When I get up in the morning, I take the dogs out and feed them, then make breakfast and lunch for my husband before I have my first cup of coffee for the day, since I prefer to savor it. Once my husband leaves, I take my coffee onto the balcony for my quiet time. After that, I get to work. Somewhere mid morning, I get dressed and eat breakfast.
What would you be doing if you weren’t writing?
I’d probably be in some corporate job. I had one of those and didn’t like it much, but one doesn’t have a lot of choices with a BA in English and an MA in writing.
Does your faith affect your writing? How?
My faith is integral to my writing. Two of my books are published by a secular publisher, and even those are squeaky clean. But my writing is more than clean romance; it is romance with a strong, though subtle, message of God’s love and forgiveness and our need for repentance.
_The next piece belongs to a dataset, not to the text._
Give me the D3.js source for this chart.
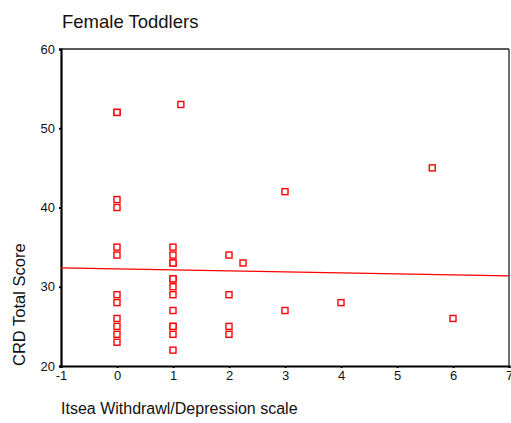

My characters are developed with a spiritual issue blended with plot and character development.
Do you have a favorite scripture? If so, why is it your favorite?
Romans 8:37-39. Because of some issues in my own life, being reminded that Nothing can separate us from God’s love gives me strength to get through even the worst days.
Have you won any awards with your writing?
My first book, Family Guardian won the National Readers Choice for Best Regency back in 2007. While in grad school, I also won two scholarships with my writing. And my 2009 release The Glassblower was a Carol Award finalist.
What is the bravest thing you have ever done?
I have had people tell me I’m brave. I don’t think so. Brave acts, I think, are relative. Despite my limited eye sight, I have been to Europe twice on my own, and picked up and moved to an unfamiliar town for a job, if I think I am ready to go. I don’t think these are brave acts, just life, and others think they are.
What is the coolest, wackiest, most risk-taking thing you’ve ever done?
As in above, I think I live a pretty normal life. I did go sailing on an eighteen century frigate and climb the rigging.
What is the most embarrassing thing that’s happened to you?
I was corresponding with two different guys once and got the letters mixed up. The thing is, I was trying to get rid of one of the guys. I ended up getting rid of both of them.
Oh my! Now that is hilarious!! What was your greatest fear as a child and have you written something like that into your book(s)?
I am terribly Claustrophobic and always have been. Some kids at camp one year stuffed me into a closet and held the door shut. Totally freaked me out. This fear hasn’t gotten into a book yet, but will in some form, I am sure.
If you could have dinner with someone famous (dead or alive) who would it be?
James Madison. I have a lot of questions to ask him about the Constitution and what he intended.
If you could travel to anywhere in the world, where would you go and why?
I have been to Europe three times, but never to Great Britain. I especially want to go to Scotland, Wales, and Cornwall. I guess it’s my own Celtic roots calling.
I haven’t been out of the U.S. so all of those places you mentioned sound pretty great to me! What is your number one spiritual gift?
Discernment. It ‘s a pretty uncomfortable gift, and I believe has literally saved my life a few times.
Discernment is my number one gift too! I don’t always like having it. Is there anything else you’d like to tell us? Maybe a writing tip or advice for aspiring authors?
Writing is a calling. Being published isn’t necessary a natural outcome of being called to write. So if you feel called to write, write until you know what and why you do it and focus on why God wants you to write rather than getting published. I know that seems easy for me to say, and I had to get to the point where I knew I would write if God told me to, whether or not I ever got a contract, before I actually did get one.
Great advice! And so true! Thank you for sharing your heart with us. Where can fans find you or your books on the internet?
My books are available anywhere you like to buy books—Amazon, Barnes and Noble, Christian Book.com, etc. You can also buy them in or order them from your local bookstore.